FIA Foundation Executive Director Saul Billingsley said: “The impact on child health of air pollution and road traffic injuries is immense. Action needs to match the scale of these public health epidemics. With a focus on healthy streets and the right of every child to a safe and healthy journey to school, our growing coalition is well placed to persuade governments, cities and philanthropies of the urgent need to provide safe streets and clean air, and to help them to implement cost-effective solutions”.

Senior officials from global partners UNICEF, UNEP, Save the Children, World Resources Institute, and the Overseas Development Institute joined the FIA Foundation, which coordinates the Initiative, at a retreat outside London on 28 February 2017. They shared updates on their programmatic and advocacy activity. Regional NGO partners joining the meeting included Amend, Share the Road, Asia Injury Prevention Foundation, Eastern Alliance for Safe & Sustainable Transport, Fundacion Gonzalo Rodriguez, US National Center for Safe Routes to School, and the International Road Assessment Programme. Partners identified synergies and opportunities for collaborative action, discussed research gaps and priorities, and agreed on some common advocacy activities for 2017.

The Initiative has already been highlighted in the International Transport Forum and OECD report, ‘Zero Road Deaths and Serious Injuries’, and has begun to implement practical road safety solutions in countries like Ghana, through regional partner AMEND. The NGO’s School Area Road Safety Assessment and Improvement (SARSAI) project in Ghana is saving one life for every 286 children who receive speed management and educational interventions, and recently received a $1.7 million injection of funding to expand its work. “SARSAI is the first road safety intervention in Africa proven to save lives, but the political will to scale it up is needed,” said Jeffrey Witte, Executive Director of AMEND.

The Initiative focuses not only on policies for road safety, but also sustainable transportation, clean fuels and vehicles, and equitable urban development.
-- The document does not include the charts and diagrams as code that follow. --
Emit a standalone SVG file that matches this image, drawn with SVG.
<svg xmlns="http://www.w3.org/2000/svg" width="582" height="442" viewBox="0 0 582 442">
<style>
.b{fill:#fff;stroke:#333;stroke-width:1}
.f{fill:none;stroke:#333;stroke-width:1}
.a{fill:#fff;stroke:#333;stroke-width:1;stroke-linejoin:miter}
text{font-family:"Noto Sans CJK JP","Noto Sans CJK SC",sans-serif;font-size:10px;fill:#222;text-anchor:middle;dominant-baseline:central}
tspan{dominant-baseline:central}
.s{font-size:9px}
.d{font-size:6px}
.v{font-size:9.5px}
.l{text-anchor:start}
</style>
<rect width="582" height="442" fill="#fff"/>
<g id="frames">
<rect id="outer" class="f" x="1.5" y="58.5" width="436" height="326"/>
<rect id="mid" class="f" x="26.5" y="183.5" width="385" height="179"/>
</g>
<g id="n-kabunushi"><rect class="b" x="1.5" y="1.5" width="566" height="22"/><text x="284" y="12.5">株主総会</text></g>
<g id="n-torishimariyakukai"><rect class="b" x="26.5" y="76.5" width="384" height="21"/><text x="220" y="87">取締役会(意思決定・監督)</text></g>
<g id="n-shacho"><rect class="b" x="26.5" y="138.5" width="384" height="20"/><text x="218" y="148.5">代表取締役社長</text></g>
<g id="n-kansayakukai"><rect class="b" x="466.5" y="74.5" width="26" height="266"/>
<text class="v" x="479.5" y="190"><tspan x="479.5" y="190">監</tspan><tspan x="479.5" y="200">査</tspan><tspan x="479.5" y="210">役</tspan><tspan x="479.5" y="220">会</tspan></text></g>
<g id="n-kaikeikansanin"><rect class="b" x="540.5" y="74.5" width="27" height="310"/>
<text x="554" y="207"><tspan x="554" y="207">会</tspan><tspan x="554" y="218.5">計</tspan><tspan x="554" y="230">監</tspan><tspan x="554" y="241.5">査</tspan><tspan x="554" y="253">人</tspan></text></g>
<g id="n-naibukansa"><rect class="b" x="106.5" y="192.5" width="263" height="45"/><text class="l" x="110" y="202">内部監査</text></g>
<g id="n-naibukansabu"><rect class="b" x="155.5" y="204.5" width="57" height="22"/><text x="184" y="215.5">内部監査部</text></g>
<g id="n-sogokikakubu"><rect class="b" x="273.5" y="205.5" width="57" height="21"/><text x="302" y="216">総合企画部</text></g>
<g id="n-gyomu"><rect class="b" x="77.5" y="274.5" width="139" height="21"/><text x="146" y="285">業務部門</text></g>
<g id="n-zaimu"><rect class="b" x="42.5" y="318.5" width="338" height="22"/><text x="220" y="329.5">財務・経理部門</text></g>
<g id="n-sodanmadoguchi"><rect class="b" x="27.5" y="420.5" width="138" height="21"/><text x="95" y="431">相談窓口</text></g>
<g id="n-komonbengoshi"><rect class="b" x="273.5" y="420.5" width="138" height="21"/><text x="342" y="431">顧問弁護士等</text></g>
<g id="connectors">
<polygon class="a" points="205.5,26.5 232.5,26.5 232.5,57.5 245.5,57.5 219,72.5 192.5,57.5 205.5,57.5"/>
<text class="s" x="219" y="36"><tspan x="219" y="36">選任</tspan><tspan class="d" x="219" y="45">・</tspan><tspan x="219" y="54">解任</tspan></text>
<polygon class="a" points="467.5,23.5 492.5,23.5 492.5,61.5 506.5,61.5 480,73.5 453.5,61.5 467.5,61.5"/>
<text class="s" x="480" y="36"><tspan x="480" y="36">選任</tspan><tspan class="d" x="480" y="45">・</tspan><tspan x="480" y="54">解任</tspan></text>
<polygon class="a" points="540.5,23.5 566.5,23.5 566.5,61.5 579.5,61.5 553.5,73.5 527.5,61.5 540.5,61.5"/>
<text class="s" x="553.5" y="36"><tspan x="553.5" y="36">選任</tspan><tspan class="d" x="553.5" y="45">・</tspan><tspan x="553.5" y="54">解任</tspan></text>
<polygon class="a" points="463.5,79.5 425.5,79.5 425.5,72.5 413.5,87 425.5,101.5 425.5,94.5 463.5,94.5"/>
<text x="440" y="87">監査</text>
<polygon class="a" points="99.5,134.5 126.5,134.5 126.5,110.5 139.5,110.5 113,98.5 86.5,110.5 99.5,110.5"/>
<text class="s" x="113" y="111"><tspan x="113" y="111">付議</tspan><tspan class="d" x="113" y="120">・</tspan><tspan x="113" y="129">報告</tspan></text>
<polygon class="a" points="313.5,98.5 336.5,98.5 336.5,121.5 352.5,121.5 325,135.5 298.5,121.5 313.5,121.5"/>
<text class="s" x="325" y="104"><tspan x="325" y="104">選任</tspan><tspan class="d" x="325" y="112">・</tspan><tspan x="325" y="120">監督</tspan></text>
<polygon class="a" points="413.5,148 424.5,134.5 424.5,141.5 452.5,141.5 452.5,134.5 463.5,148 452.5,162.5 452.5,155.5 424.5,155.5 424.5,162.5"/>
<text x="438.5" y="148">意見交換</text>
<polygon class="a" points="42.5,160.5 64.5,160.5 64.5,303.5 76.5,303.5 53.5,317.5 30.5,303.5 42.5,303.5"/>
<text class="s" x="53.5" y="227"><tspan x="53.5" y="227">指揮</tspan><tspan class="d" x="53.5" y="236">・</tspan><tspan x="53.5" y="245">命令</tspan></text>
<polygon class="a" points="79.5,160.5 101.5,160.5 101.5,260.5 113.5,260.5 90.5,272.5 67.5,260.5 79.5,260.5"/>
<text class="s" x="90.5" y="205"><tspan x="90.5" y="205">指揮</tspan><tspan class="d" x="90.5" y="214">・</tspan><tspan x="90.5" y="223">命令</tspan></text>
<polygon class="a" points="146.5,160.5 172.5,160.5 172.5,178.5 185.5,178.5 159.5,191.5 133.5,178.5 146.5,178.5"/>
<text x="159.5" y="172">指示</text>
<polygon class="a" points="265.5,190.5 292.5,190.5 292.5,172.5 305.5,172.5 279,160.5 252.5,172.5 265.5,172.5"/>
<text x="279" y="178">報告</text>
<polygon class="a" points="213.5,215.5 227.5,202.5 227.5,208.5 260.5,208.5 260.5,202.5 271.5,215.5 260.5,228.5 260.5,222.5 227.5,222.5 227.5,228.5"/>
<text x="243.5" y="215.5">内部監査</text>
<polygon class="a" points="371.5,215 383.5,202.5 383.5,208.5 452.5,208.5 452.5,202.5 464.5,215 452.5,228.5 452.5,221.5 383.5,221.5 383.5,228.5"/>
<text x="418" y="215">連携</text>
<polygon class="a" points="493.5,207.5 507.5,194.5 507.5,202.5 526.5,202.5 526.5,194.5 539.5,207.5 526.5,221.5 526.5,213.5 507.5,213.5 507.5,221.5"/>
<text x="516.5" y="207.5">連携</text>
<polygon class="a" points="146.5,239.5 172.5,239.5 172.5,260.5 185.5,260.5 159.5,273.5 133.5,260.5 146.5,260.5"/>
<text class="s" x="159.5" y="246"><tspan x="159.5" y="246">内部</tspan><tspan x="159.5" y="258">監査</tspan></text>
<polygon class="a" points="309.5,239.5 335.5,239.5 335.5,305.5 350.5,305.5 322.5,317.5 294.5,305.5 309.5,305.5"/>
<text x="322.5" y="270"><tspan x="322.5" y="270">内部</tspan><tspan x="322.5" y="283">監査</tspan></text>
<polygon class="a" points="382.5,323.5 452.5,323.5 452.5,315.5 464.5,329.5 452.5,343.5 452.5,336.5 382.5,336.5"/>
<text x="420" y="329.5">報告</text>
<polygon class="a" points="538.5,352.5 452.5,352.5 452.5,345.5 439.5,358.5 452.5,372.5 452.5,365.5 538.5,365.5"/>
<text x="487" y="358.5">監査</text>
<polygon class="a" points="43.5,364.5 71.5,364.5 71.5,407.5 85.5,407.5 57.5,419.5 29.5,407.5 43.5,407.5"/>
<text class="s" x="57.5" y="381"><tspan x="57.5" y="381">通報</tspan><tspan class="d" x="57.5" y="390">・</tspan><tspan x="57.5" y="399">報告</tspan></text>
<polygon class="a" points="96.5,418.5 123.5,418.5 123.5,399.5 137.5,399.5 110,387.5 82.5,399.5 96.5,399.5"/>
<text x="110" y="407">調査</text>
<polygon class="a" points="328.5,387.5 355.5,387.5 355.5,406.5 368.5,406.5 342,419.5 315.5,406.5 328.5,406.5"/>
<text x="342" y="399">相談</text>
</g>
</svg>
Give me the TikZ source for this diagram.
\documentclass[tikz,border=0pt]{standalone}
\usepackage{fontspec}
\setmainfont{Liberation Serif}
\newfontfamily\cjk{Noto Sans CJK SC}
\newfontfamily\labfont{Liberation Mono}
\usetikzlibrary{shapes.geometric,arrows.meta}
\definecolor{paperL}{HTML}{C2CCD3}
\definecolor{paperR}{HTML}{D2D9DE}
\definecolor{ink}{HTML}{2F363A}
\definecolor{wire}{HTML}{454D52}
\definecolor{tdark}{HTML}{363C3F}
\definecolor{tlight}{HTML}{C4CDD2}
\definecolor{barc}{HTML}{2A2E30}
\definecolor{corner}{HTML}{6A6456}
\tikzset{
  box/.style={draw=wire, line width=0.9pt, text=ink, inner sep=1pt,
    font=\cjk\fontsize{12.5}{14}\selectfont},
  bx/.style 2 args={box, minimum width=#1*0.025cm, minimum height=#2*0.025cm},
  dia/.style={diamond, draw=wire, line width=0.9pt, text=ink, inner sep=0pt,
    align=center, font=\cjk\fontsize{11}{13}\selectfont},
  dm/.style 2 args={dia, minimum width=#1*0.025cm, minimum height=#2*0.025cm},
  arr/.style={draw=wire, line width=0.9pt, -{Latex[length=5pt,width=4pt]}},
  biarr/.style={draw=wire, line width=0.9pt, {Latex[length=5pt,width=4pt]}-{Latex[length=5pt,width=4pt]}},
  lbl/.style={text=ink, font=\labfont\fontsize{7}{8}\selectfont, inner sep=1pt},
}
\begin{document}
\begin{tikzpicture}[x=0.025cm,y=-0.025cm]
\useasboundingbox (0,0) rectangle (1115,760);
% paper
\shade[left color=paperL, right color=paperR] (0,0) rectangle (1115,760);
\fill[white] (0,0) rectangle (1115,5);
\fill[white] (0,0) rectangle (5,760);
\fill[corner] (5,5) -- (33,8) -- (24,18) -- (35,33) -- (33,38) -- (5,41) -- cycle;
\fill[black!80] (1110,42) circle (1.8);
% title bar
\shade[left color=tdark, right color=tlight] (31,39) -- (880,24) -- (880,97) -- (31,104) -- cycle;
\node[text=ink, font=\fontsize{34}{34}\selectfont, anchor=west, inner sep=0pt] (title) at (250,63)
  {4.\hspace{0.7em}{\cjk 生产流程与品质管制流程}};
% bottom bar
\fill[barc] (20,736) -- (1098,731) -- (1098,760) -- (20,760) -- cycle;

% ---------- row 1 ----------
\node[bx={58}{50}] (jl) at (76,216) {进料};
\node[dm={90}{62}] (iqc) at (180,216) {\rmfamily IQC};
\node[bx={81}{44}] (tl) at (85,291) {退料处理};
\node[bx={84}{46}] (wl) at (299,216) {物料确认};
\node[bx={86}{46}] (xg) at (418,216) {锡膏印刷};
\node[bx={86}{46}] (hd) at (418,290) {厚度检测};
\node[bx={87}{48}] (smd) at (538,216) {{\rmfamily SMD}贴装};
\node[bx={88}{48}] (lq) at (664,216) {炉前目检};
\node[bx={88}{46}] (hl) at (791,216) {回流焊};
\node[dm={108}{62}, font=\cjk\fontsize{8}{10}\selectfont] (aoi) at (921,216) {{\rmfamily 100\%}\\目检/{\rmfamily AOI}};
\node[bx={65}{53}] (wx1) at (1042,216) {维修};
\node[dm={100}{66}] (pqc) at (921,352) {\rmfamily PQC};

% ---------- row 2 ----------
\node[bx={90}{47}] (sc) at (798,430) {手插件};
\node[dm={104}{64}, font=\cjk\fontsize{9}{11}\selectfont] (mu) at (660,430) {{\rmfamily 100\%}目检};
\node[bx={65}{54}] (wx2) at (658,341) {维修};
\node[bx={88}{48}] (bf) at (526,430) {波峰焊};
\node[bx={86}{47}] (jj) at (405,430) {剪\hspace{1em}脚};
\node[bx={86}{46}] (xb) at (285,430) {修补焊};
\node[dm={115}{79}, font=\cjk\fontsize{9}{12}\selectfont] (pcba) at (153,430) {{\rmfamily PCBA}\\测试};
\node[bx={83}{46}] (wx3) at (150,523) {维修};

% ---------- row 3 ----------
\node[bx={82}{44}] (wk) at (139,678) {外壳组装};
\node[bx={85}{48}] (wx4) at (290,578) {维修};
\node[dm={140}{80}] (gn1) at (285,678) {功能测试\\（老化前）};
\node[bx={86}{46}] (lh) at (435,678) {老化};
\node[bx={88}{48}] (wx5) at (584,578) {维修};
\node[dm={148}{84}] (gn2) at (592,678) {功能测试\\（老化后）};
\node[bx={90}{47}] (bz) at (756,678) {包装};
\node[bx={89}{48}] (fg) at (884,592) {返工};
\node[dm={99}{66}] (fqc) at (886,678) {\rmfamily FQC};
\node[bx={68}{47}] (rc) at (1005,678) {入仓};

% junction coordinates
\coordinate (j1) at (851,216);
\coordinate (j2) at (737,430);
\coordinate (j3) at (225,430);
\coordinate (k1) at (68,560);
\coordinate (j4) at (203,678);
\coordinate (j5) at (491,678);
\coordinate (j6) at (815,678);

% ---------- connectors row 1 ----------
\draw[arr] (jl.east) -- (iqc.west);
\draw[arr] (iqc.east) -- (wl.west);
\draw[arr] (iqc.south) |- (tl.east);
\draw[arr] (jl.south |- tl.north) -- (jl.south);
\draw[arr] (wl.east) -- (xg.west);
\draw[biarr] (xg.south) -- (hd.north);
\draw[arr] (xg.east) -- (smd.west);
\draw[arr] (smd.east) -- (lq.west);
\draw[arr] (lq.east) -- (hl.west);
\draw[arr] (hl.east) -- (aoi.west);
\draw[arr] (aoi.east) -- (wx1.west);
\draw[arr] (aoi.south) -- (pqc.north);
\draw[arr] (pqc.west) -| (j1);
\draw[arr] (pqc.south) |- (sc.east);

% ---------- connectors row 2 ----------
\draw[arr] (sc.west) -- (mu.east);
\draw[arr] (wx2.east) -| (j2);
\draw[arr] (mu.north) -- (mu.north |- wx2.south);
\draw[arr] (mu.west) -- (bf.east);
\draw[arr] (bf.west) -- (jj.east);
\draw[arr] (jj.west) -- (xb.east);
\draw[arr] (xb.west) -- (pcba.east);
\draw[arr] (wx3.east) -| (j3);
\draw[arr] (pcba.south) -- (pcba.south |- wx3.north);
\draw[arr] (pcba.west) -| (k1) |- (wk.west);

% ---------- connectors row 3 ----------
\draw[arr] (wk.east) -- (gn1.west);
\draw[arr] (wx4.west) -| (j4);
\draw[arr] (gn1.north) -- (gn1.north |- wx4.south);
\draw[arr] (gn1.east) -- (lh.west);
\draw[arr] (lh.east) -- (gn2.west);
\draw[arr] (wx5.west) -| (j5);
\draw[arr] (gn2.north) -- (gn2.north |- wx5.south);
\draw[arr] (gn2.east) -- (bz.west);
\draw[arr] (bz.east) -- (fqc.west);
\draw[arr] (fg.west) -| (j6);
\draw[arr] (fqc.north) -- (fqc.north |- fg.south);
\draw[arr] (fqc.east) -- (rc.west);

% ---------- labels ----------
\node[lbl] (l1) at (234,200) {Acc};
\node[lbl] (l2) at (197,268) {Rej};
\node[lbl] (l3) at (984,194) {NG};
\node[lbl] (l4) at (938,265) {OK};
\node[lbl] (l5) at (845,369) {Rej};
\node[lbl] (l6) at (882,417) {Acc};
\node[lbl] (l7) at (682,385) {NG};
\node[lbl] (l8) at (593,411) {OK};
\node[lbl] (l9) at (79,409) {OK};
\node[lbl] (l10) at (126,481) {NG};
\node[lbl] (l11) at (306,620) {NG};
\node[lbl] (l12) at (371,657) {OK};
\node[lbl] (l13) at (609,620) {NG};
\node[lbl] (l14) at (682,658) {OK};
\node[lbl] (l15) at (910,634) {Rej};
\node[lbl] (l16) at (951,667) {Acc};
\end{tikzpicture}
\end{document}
Rob de Jong, Head of Transport for UN Environment, discussed the growing political demand for action to clean up urban air and the need for national and regional coalitions to tackle air pollution through cleaner fuels and vehicles, including moving towards electric bus fleets; traffic reduction measures; and ensuring better provision of safe walking and cycling infrastructure.”

The Initiative will continue its work by: reinforcing the policy narrative of the safe and healthy journey to school as a key right; using policy momentum around air quality to build broader alliances for healthy streets; making a compelling argument for support to new donors; connecting and amplifying individual organisational efforts; and continuing to build alliances with public health, non-communicable disease, urban, climate, and education advocates.

One advocacy initiative will include promoting speed management to keep children safe in school zones, by supporting the theme of speed management during UN Global Road Safety Week on 8-14 May. Evidence shows that speed kills children: Pedestrians have at least an 85% risk of death when hit by a vehicle 40 mph; 45% risk at 30 mph; and 5% of risk at 20 mph. To build political will such efforts to protect children, the Initiative, through the FIA Foundation, is inviting UN member states to report on SDG 3.6, to half the number of deaths injuries around the world. It is encouraging the 44 countries doing voluntary national reviews on the SDGs at the UN High Level Political Forum in July to report on the SDG and include a focus on child safety.

The Initiative identified research gaps and opportunities to bring this issue to the heart of the political agenda. By joining together and engaging schools, transport agencies, health practitioners and environmental experts, the Initiative offers a vision of ending child traffic deaths and supporting low carbon mobility and healthy journeys.